Conservative Student Newspaper Wins

( – In a notable legal development at the University of Notre Dame, Tamara Kay, a sociology and global affairs professor known for her pro-choice stance, lost a defamation lawsuit against a student newspaper.

The lawsuit, initiated by Professor Kay, was in response to two articles she alleged contained “false and defamatory information” made by the Irish Rover, a conservative newspaper made by students from the University.

St. Joseph County Judge Steven David ruled against Professor Kay, finding that the statements in question were true and not made with actual malice. The judge also found no defamatory inference in the articles and noted that there were no damages directly linked to the reporting. He concluded that the statements were protected under the right to free speech, were connected to a public issue, and were made in good faith with a reasonable basis in law and fact.

The controversy stems from Kay’s public advocacy for abortion rights. The Irish Rover had reported on various activities by Kay, including sharing pro-abortion resources on social media and labeling herself as a Notre Dame “abortion rights expert.” The court recognized her active role in the national discussion on abortion through her public comments and academic publications.

Additionally, the newspaper highlighted that Kay had a sign on her office door offering assistance on “ALL Healthcare issues” and included a personal email address and the letter “J.” There was speculation that the letter “J” indicated a willingness to help students access abortion services. However, Kay clarified that it was meant to signal her readiness to assist victims of sexual assault. Judge David, in his ruling, stated that the letter “J,” in the context of Kay’s other public statements, could be reasonably interpreted as indicating a broader scope than merely sexual assault victim advocacy.

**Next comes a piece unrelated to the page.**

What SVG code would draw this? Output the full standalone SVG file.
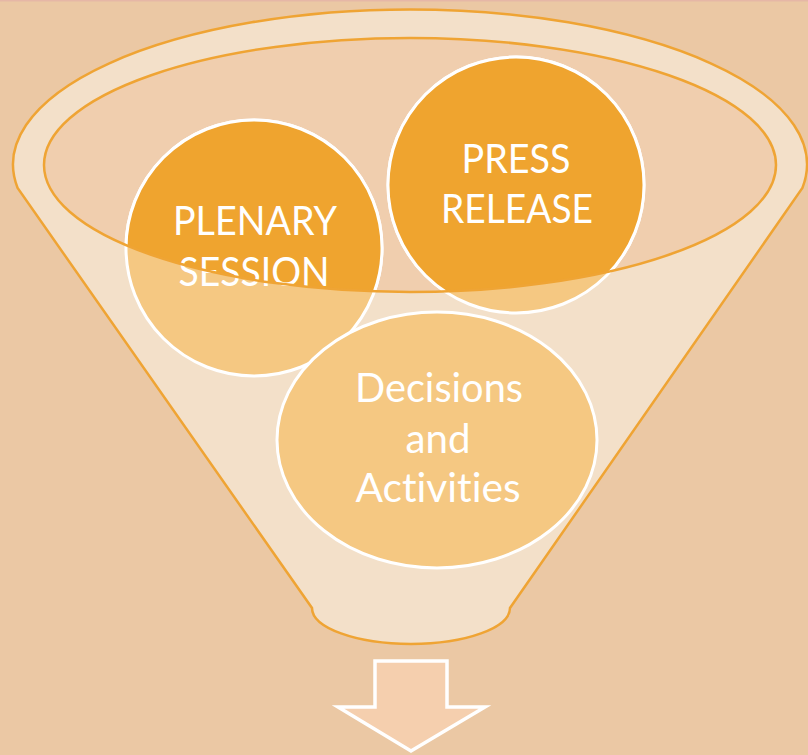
<svg xmlns="http://www.w3.org/2000/svg" width="808" height="755" viewBox="0 0 808 755">
  <defs>
    <style>
      .bg { fill: #EBC8A4; }
      .funnel { fill: #F3E0C9; stroke: #EFA434; stroke-width: 2.5; }
      .inner { fill: #F0CEAE; }
      .innerEdge { fill: none; stroke: #EFA434; stroke-width: 2.5; }
      .light { fill: #F5C882; stroke: #FFFFFF; stroke-width: 3; }
      .dark { fill: #EFA42F; stroke: #FFFFFF; stroke-width: 3; }
      .lbl { font-family: Lato, "Open Sans", "Liberation Sans", sans-serif; font-size: 40px; fill: #FFFFFF; text-anchor: middle; font-variant-ligatures: none; font-feature-settings: "liga" 0; }
      .arrow { fill: #F5CFAE; stroke: #FFFFFF; stroke-width: 3.5; }
    </style>
    <clipPath id="innerClip">
      <ellipse cx="410" cy="165" rx="366" ry="127"/>
    </clipPath>
  </defs>

  <rect class="bg" x="0" y="0" width="808" height="755"/>
  <rect x="0" y="0" width="808" height="1.5" fill="#E6B7A6"/>

  <g id="funnel">
    <path class="funnel" d="M 17.6 188 A 397 155 0 1 1 802.4 188 L 510 608 A 99 36 0 0 1 312 608 Z"/>
    <ellipse class="inner" cx="410" cy="165" rx="366" ry="127"/>
  </g>

  <g id="node-plenary">
    <circle class="light" cx="254" cy="248" r="128"/>
    <circle class="dark" cx="254" cy="248" r="128" clip-path="url(#innerClip)"/>
    <text class="lbl" x="255" y="235" textLength="164" lengthAdjust="spacingAndGlyphs">PLENARY</text>
    <text class="lbl" x="254" y="286" textLength="151" lengthAdjust="spacingAndGlyphs">SESSION</text>
  </g>

  <g id="node-press">
    <circle class="light" cx="516" cy="185" r="128"/>
    <circle class="dark" cx="516" cy="185" r="128" clip-path="url(#innerClip)"/>
    <text class="lbl" x="516" y="173" textLength="109" lengthAdjust="spacingAndGlyphs">PRESS</text>
    <text class="lbl" x="517" y="223" textLength="152" lengthAdjust="spacingAndGlyphs">RELEASE</text>
  </g>

  <g id="node-decisions">
    <ellipse class="light" cx="437" cy="440" rx="160" ry="128"/>
    <text class="lbl" x="439" y="402" textLength="168" lengthAdjust="spacingAndGlyphs">Decisions</text>
    <text class="lbl" x="438" y="453" textLength="65" lengthAdjust="spacingAndGlyphs">and</text>
    <text class="lbl" x="438" y="502" textLength="165" lengthAdjust="spacingAndGlyphs">Activities</text>
  </g>

  <g id="funnel-rim">
    <ellipse class="innerEdge" cx="410" cy="165" rx="366" ry="127"/>
  </g>

  <g id="connectors">
    <path class="arrow" d="M 375 661 L 447 661 L 447 707 L 485 707 L 411 751 L 338 707 L 375 707 Z"/>
  </g>
</svg>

The Irish Rover’s editorial staff expressed relief and satisfaction at the ruling, seeing it as a victory for free speech and accurate journalism. They criticized Professor Kay for attempting to “silence and intimidate undergraduate students” through the lawsuit and hoped that the ruling would prevent similar efforts to suppress free speech in the future.

The paper expressed gratitude for Indiana’s Anti-SLAPP law, which they felt protected them from a frivolous lawsuit. They condemned Kay’s actions as “appalling,” given her position as a professor at the university and the defendants being students. The staff also reiterated their defense of their reporting as “fair and accurate.”

As of the latest reports, Professor Kay has not publicly commented on the ruling.